**TASK OBJECTIVE**
Make an exact copy of all the material below, apart from the pictures.

--------------------

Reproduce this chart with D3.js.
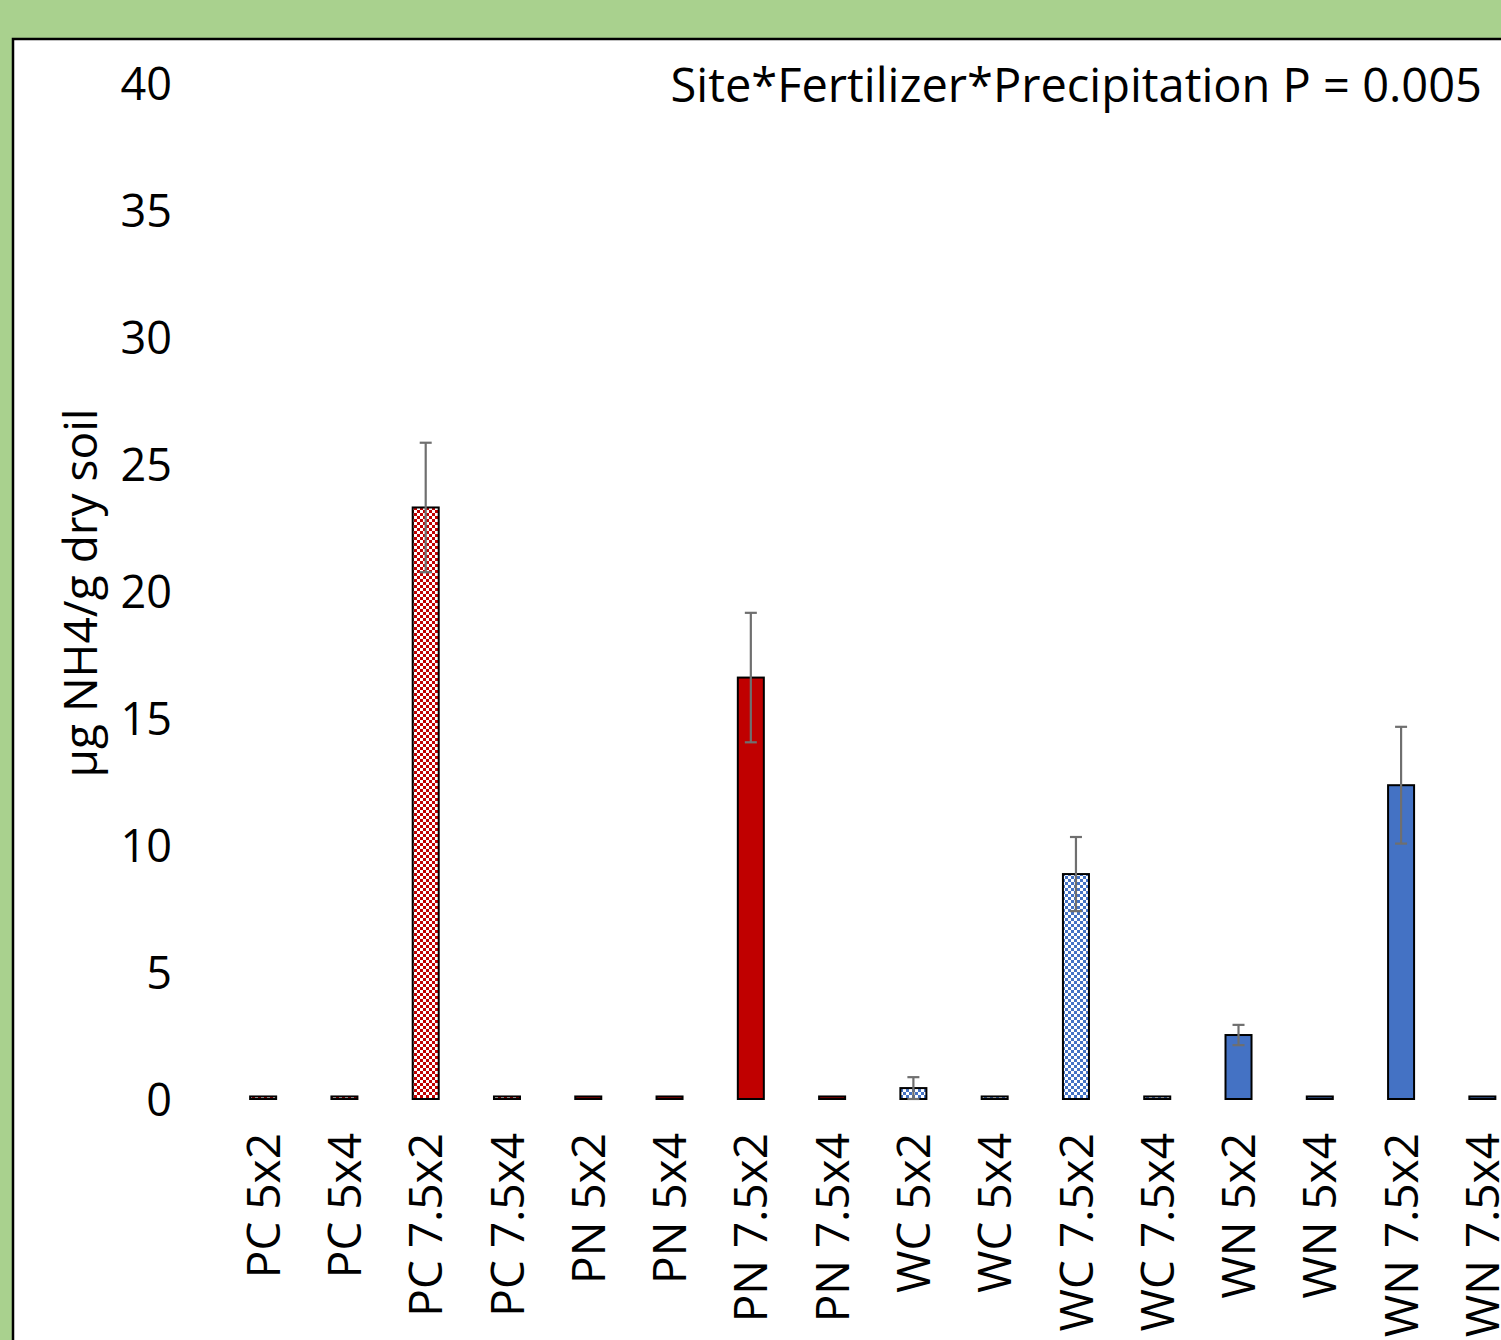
<!DOCTYPE html>
<html>
<head>
<meta charset="utf-8">
<script src="https://cdn.jsdelivr.net/npm/d3@7"></script>
<style>
  html, body { margin: 0; padding: 0; background: #A9D18E; }
  svg { display: block; }
  text { font-family: "Open Sans", "Noto Sans", sans-serif; fill: #000; }
</style>
</head>
<body>
<svg id="chart" width="1501" height="1340"></svg>
<script>
// Treatment groups and means (µg NH4 per g dry soil) with standard errors
const categories = ["PC 5x2", "PC 5x4", "PC 7.5x2", "PC 7.5x4",
                    "PN 5x2", "PN 5x4", "PN 7.5x2", "PN 7.5x4",
                    "WC 5x2", "WC 5x4", "WC 7.5x2", "WC 7.5x4",
                    "WN 5x2", "WN 5x4", "WN 7.5x2", "WN 7.5x4"];
const means  = [0.1, 0.1, 23.3, 0.1, 0.1, 0.1, 16.6, 0.1,
                0.43, 0.1, 8.86, 0.1, 2.52, 0.1, 12.36, 0.1];
const errors = [0, 0, 2.55, 0, 0, 0, 2.55, 0,
                0.43, 0, 1.46, 0, 0.4, 0, 2.3, 0];
// Fill style per group: site P/W, fertilizer C (checker) / N (solid)
const fills = ["pc", "pc", "pc", "pc", "pn", "pn", "pn", "pn",
               "wc", "wc", "wc", "wc", "wn", "wn", "wn", "wn"];
const yTicks = [0, 5, 10, 15, 20, 25, 30, 35, 40];
const titleText = "Site*Fertilizer*Precipitation P = 0.005";
const yLabel = "µg NH4/g dry soil";

const svg = d3.select("#chart");
const W = 1501, H = 1340;

// white chart area with black frame
svg.append("rect")
  .attr("x", 13).attr("y", 39)
  .attr("width", W + 20).attr("height", H + 20)
  .attr("fill", "#fff").attr("stroke", "#000").attr("stroke-width", 2.5);

const defs = svg.append("defs");
function checker(id, color) {
  const p = defs.append("pattern").attr("id", id)
    .attr("patternUnits", "userSpaceOnUse").attr("width", 6).attr("height", 6);
  p.append("rect").attr("width", 6).attr("height", 6).attr("fill", color);
  p.append("rect").attr("x", 0).attr("y", 0).attr("width", 3).attr("height", 3).attr("fill", "#fff");
  p.append("rect").attr("x", 3).attr("y", 3).attr("width", 3).attr("height", 3).attr("fill", "#fff");
}
checker("chkRed", "#C00000");
checker("chkBlue", "#4472C4");
const fillMap = { pc: "url(#chkRed)", pn: "#C00000", wc: "url(#chkBlue)", wn: "#4472C4" };

const x = d3.scaleBand().domain(categories).range([222.5, 1523]).paddingInner(0.68).paddingOuter(0.34);
const y = d3.scaleLinear().domain([0, 40]).range([1099, 83.5]);

// y tick labels (no axis line)
const yAxis = d3.axisLeft(y).tickValues(yTicks).tickSize(0).tickPadding(0);
const yg = svg.append("g").attr("transform", "translate(172,0)").call(yAxis);
yg.select(".domain").remove();
yg.selectAll("text").style("font-size", "45px").attr("dy", "0.36em");

// x category labels, rotated
const xAxis = d3.axisBottom(x).tickSize(0).tickPadding(0);
const xg = svg.append("g").attr("transform", "translate(0,1133)").call(xAxis);
xg.select(".domain").remove();
xg.selectAll("text")
  .style("font-size", "46px")
  .attr("text-anchor", "end")
  .attr("transform", "rotate(-90)")
  .attr("x", 0).attr("y", 0).attr("dy", "0.36em");

// bars
svg.append("g").selectAll("rect").data(categories).join("rect")
  .attr("x", d => x(d))
  .attr("width", x.bandwidth())
  .attr("y", (d, i) => y(means[i]))
  .attr("height", (d, i) => y(0) - y(means[i]))
  .attr("fill", (d, i) => fillMap[fills[i]])
  .attr("stroke", "#000").attr("stroke-width", 2);

// error bars
const eb = svg.append("g").attr("stroke", "#6f6f6f").attr("stroke-width", 2.2);
categories.forEach((c, i) => {
  if (!errors[i]) return;
  const cx = x(c) + x.bandwidth() / 2;
  const y1 = y(means[i] + errors[i]), y0 = y(means[i] - errors[i]);
  eb.append("line").attr("x1", cx).attr("x2", cx).attr("y1", y1).attr("y2", y0);
  eb.append("line").attr("x1", cx - 6).attr("x2", cx + 6).attr("y1", y1).attr("y2", y1);
  eb.append("line").attr("x1", cx - 6).attr("x2", cx + 6).attr("y1", y0).attr("y2", y0);
});

// y axis title
svg.append("text")
  .attr("transform", "translate(80,593) rotate(-90)")
  .attr("text-anchor", "middle").attr("dy", "0.36em")
  .style("font-size", "46px")
  .text(yLabel);

// significance annotation
svg.append("text")
  .attr("x", 1482).attr("y", 85).attr("dy", "0.36em")
  .attr("text-anchor", "end")
  .style("font-size", "47px")
  .text(titleText);
</script>
</body>
</html>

--------------------

**ANSWER TO THE TASK**
Reproduce this chart with D3.js.
<!DOCTYPE html>
<html>
<head>
<meta charset="utf-8">
<script src="https://cdn.jsdelivr.net/npm/d3@7"></script>
<style>
  html, body { margin: 0; padding: 0; background: #A9D18E; }
  svg { display: block; }
  text { font-family: "Open Sans", "Noto Sans", sans-serif; fill: #000; }
</style>
</head>
<body>
<svg id="chart" width="1501" height="1340"></svg>
<script>
// Treatment groups and means (µg NH4 per g dry soil) with standard errors
const categories = ["PC 5x2", "PC 5x4", "PC 7.5x2", "PC 7.5x4",
                    "PN 5x2", "PN 5x4", "PN 7.5x2", "PN 7.5x4",
                    "WC 5x2", "WC 5x4", "WC 7.5x2", "WC 7.5x4",
                    "WN 5x2", "WN 5x4", "WN 7.5x2", "WN 7.5x4"];
const means  = [0.1, 0.1, 23.3, 0.1, 0.1, 0.1, 16.6, 0.1,
                0.43, 0.1, 8.86, 0.1, 2.52, 0.1, 12.36, 0.1];
const errors = [0, 0, 2.55, 0, 0, 0, 2.55, 0,
                0.43, 0, 1.46, 0, 0.4, 0, 2.3, 0];
// Fill style per group: site P/W, fertilizer C (checker) / N (solid)
const fills = ["pc", "pc", "pc", "pc", "pn", "pn", "pn", "pn",
               "wc", "wc", "wc", "wc", "wn", "wn", "wn", "wn"];
const yTicks = [0, 5, 10, 15, 20, 25, 30, 35, 40];
const titleText = "Site*Fertilizer*Precipitation P = 0.005";
const yLabel = "µg NH4/g dry soil";

const svg = d3.select("#chart");
const W = 1501, H = 1340;

// white chart area with black frame
svg.append("rect")
  .attr("x", 13).attr("y", 39)
  .attr("width", W + 20).attr("height", H + 20)
  .attr("fill", "#fff").attr("stroke", "#000").attr("stroke-width", 2.5);

const defs = svg.append("defs");
function checker(id, color) {
  const p = defs.append("pattern").attr("id", id)
    .attr("patternUnits", "userSpaceOnUse").attr("width", 6).attr("height", 6);
  p.append("rect").attr("width", 6).attr("height", 6).attr("fill", color);
  p.append("rect").attr("x", 0).attr("y", 0).attr("width", 3).attr("height", 3).attr("fill", "#fff");
  p.append("rect").attr("x", 3).attr("y", 3).attr("width", 3).attr("height", 3).attr("fill", "#fff");
}
checker("chkRed", "#C00000");
checker("chkBlue", "#4472C4");
const fillMap = { pc: "url(#chkRed)", pn: "#C00000", wc: "url(#chkBlue)", wn: "#4472C4" };

const x = d3.scaleBand().domain(categories).range([222.5, 1523]).paddingInner(0.68).paddingOuter(0.34);
const y = d3.scaleLinear().domain([0, 40]).range([1099, 83.5]);

// y tick labels (no axis line)
const yAxis = d3.axisLeft(y).tickValues(yTicks).tickSize(0).tickPadding(0);
const yg = svg.append("g").attr("transform", "translate(172,0)").call(yAxis);
yg.select(".domain").remove();
yg.selectAll("text").style("font-size", "45px").attr("dy", "0.36em");

// x category labels, rotated
const xAxis = d3.axisBottom(x).tickSize(0).tickPadding(0);
const xg = svg.append("g").attr("transform", "translate(0,1133)").call(xAxis);
xg.select(".domain").remove();
xg.selectAll("text")
  .style("font-size", "46px")
  .attr("text-anchor", "end")
  .attr("transform", "rotate(-90)")
  .attr("x", 0).attr("y", 0).attr("dy", "0.36em");

// bars
svg.append("g").selectAll("rect").data(categories).join("rect")
  .attr("x", d => x(d))
  .attr("width", x.bandwidth())
  .attr("y", (d, i) => y(means[i]))
  .attr("height", (d, i) => y(0) - y(means[i]))
  .attr("fill", (d, i) => fillMap[fills[i]])
  .attr("stroke", "#000").attr("stroke-width", 2);

// error bars
const eb = svg.append("g").attr("stroke", "#6f6f6f").attr("stroke-width", 2.2);
categories.forEach((c, i) => {
  if (!errors[i]) return;
  const cx = x(c) + x.bandwidth() / 2;
  const y1 = y(means[i] + errors[i]), y0 = y(means[i] - errors[i]);
  eb.append("line").attr("x1", cx).attr("x2", cx).attr("y1", y1).attr("y2", y0);
  eb.append("line").attr("x1", cx - 6).attr("x2", cx + 6).attr("y1", y1).attr("y2", y1);
  eb.append("line").attr("x1", cx - 6).attr("x2", cx + 6).attr("y1", y0).attr("y2", y0);
});

// y axis title
svg.append("text")
  .attr("transform", "translate(80,593) rotate(-90)")
  .attr("text-anchor", "middle").attr("dy", "0.36em")
  .style("font-size", "46px")
  .text(yLabel);

// significance annotation
svg.append("text")
  .attr("x", 1482).attr("y", 85).attr("dy", "0.36em")
  .attr("text-anchor", "end")
  .style("font-size", "47px")
  .text(titleText);
</script>
</body>
</html>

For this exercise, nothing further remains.